## START

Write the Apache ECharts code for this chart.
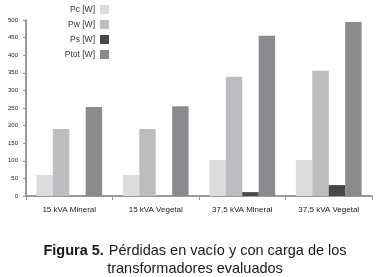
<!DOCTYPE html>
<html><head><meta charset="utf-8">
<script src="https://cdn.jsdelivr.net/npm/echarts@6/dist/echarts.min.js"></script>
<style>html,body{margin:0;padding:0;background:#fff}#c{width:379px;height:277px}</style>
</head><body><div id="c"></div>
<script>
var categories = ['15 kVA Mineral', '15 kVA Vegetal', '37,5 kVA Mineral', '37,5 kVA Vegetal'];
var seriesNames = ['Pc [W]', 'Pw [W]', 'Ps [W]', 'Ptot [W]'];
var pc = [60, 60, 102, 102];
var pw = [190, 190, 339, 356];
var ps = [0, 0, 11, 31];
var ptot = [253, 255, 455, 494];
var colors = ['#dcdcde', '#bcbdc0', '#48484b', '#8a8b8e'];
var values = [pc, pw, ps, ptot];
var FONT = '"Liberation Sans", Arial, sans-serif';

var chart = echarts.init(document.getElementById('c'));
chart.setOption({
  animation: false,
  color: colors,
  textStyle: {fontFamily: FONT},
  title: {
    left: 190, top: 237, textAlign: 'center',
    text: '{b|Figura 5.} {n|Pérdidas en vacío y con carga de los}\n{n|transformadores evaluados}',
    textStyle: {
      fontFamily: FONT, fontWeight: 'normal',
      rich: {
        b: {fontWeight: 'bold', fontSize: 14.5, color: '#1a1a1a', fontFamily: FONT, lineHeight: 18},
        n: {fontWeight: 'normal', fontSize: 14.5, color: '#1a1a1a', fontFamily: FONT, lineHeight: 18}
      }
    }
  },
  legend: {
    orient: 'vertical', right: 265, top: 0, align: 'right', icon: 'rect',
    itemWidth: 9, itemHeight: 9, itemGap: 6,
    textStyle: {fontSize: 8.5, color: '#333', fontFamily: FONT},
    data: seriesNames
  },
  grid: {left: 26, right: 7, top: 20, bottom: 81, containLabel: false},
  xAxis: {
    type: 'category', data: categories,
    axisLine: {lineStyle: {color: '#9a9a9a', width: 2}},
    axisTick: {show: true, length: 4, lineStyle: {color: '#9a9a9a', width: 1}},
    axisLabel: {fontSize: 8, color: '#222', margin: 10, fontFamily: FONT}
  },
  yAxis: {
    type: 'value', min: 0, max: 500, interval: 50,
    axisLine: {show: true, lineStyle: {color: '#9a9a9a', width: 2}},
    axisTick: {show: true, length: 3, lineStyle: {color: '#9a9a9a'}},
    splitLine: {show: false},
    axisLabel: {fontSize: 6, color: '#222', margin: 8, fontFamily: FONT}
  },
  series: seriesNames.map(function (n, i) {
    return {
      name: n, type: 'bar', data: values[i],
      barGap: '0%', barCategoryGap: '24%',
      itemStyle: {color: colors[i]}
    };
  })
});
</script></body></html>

## END

Set problem
Output a faithful copy of the data, with each picture left out.

Worked answer
Write the Apache ECharts code for this chart.
<!DOCTYPE html>
<html><head><meta charset="utf-8">
<script src="https://cdn.jsdelivr.net/npm/echarts@6/dist/echarts.min.js"></script>
<style>html,body{margin:0;padding:0;background:#fff}#c{width:379px;height:277px}</style>
</head><body><div id="c"></div>
<script>
var categories = ['15 kVA Mineral', '15 kVA Vegetal', '37,5 kVA Mineral', '37,5 kVA Vegetal'];
var seriesNames = ['Pc [W]', 'Pw [W]', 'Ps [W]', 'Ptot [W]'];
var pc = [60, 60, 102, 102];
var pw = [190, 190, 339, 356];
var ps = [0, 0, 11, 31];
var ptot = [253, 255, 455, 494];
var colors = ['#dcdcde', '#bcbdc0', '#48484b', '#8a8b8e'];
var values = [pc, pw, ps, ptot];
var FONT = '"Liberation Sans", Arial, sans-serif';

var chart = echarts.init(document.getElementById('c'));
chart.setOption({
  animation: false,
  color: colors,
  textStyle: {fontFamily: FONT},
  title: {
    left: 190, top: 237, textAlign: 'center',
    text: '{b|Figura 5.} {n|Pérdidas en vacío y con carga de los}\n{n|transformadores evaluados}',
    textStyle: {
      fontFamily: FONT, fontWeight: 'normal',
      rich: {
        b: {fontWeight: 'bold', fontSize: 14.5, color: '#1a1a1a', fontFamily: FONT, lineHeight: 18},
        n: {fontWeight: 'normal', fontSize: 14.5, color: '#1a1a1a', fontFamily: FONT, lineHeight: 18}
      }
    }
  },
  legend: {
    orient: 'vertical', right: 265, top: 0, align: 'right', icon: 'rect',
    itemWidth: 9, itemHeight: 9, itemGap: 6,
    textStyle: {fontSize: 8.5, color: '#333', fontFamily: FONT},
    data: seriesNames
  },
  grid: {left: 26, right: 7, top: 20, bottom: 81, containLabel: false},
  xAxis: {
    type: 'category', data: categories,
    axisLine: {lineStyle: {color: '#9a9a9a', width: 2}},
    axisTick: {show: true, length: 4, lineStyle: {color: '#9a9a9a', width: 1}},
    axisLabel: {fontSize: 8, color: '#222', margin: 10, fontFamily: FONT}
  },
  yAxis: {
    type: 'value', min: 0, max: 500, interval: 50,
    axisLine: {show: true, lineStyle: {color: '#9a9a9a', width: 2}},
    axisTick: {show: true, length: 3, lineStyle: {color: '#9a9a9a'}},
    splitLine: {show: false},
    axisLabel: {fontSize: 6, color: '#222', margin: 8, fontFamily: FONT}
  },
  series: seriesNames.map(function (n, i) {
    return {
      name: n, type: 'bar', data: values[i],
      barGap: '0%', barCategoryGap: '24%',
      itemStyle: {color: colors[i]}
    };
  })
});
</script></body></html>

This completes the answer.